Azure is particularly useful for handling "surge" processing, such as performing data analysis on large data. Spool up several Azure instances to chew through the data, then shut them all down when you go home at the end of the day. You have the benefit of having hundreds or thousands of compute nodes available to you, but you only pay for them when you use them.

Though I am always pushing for them to do more, I must credit the Azure platform team for not taking on too much at one time. Azure offers a fairly small menu of services right now (blob storage, table storage, queue service), but those services work well and scale well.

Is Azure mature? In the sense that the services offered are fully baked and reliable, yes, I would say Azure is mature. If you mean mature in the sense that every possible service you could want is built-in, no, Azure is still growing the breadth of its service offerings.

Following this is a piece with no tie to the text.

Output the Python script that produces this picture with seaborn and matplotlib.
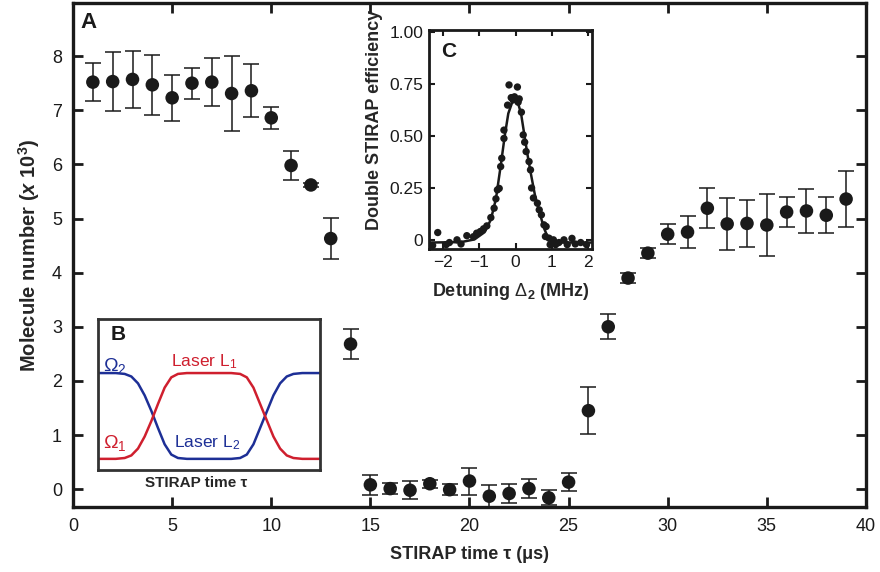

There are application and service scenarios that Azure probably isn't the best fit for right now. I don't know if the Azure data centers are suitable for real time financial market processing, for example. Azure is suitable for near real time data analysis and certainly end-of-day risk analysis. Azure doesn't implement automatic deployment and scale-up to handle dynamic loads or peak shaving - you can manage this manually or write your own instance manager using the service API. Azure's pricing structure is geared for business applications - it's overkill and not cost effective for hosting a personal web site or blog unless such a site has fairly high traffic and is a revenue generator.

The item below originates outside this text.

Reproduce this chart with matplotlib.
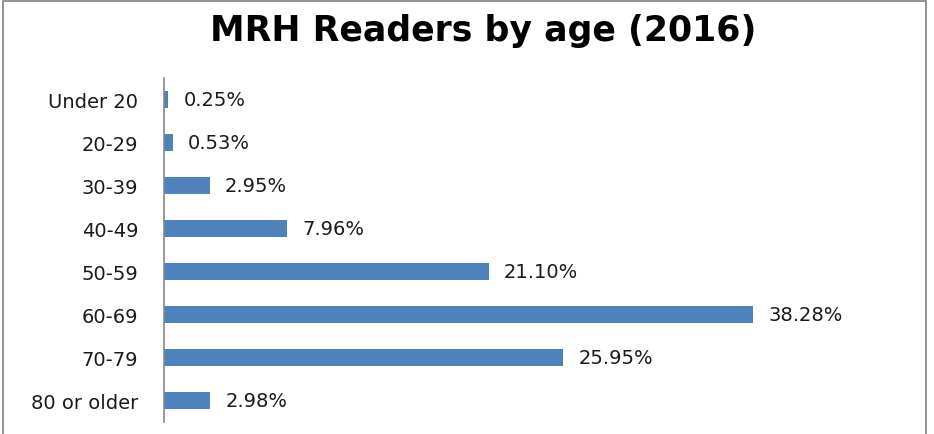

Disclosure: I am a Microsoft employee and I work on tools for Windows Azure.

dthorpe
+1  A: 

I have two consumer facing sites in beta running on Azure and been playing with it since earliest beta.

The Pros:

  • Azure is unbelievably stable. We did not have a single incident although we do process a lot of data.
  • The SDK is comprehensive, well documented and integrated into the IDE.
  • Uptime exceeding the SLA
  • Fast - Azure is really really fast on all aspects
  • Fits very well into the development workflow
  • Very committed employees and MVPs at Microsoft. You get help whenever you need it.
  • We save tremendously on Admin costs. E.g. we don't need one ;-)
  • Easy to scale. This was the biggest selling point. No need for initial capex, and once we get that CNN interview we will just spin up a couple more roles for a day or two.
  • Enterprise class, load balanced database system with SQL Azure. Porting code over is a matter of hours at most.

The Cons:

  • No distributed cache - there are memcached solutions out there but it feels like a hack
  • High initial costs when looking at it from a web app scenario (e.g. cost has an undue influence on your application architecture)
  • Very high cost of the NoSQL and queue solution. There is a transaction fee involved that makes some scenarios very complicated to achieve.
  • No realtime (or semi realtime) billing information through an API.
  • The management interface is a disgrace to Microsoft.
  • Microsoft is moving slowly / it takes them a long time to create new features.
  • You are very much locked in as Azure is a PaaS vs Amazon (IaaS) provider. This will change once the VM Roles are available.
  • It takes very long (~ 10 - 30 min) to spin up a new instance
  • Lack of Map/Reduce framework

Now some of the cons are serious right now but they should not prevent you from choosing the Azure platform as most of them will probably be resolved at PDC.

I think that Azure works for all the scenarios you mentioned, maybe with the exception that due to the lack of distributed caching you will run into troubles at the very high end of web apps for now.

I definitely trust Azure more than I trust my bank and a lot of incidents have proven me right over the last couple of years. In the end it comes down to that it is much easier for Microsoft to hire and concentrate top notch security people then non IT companies. And they have much more to loose.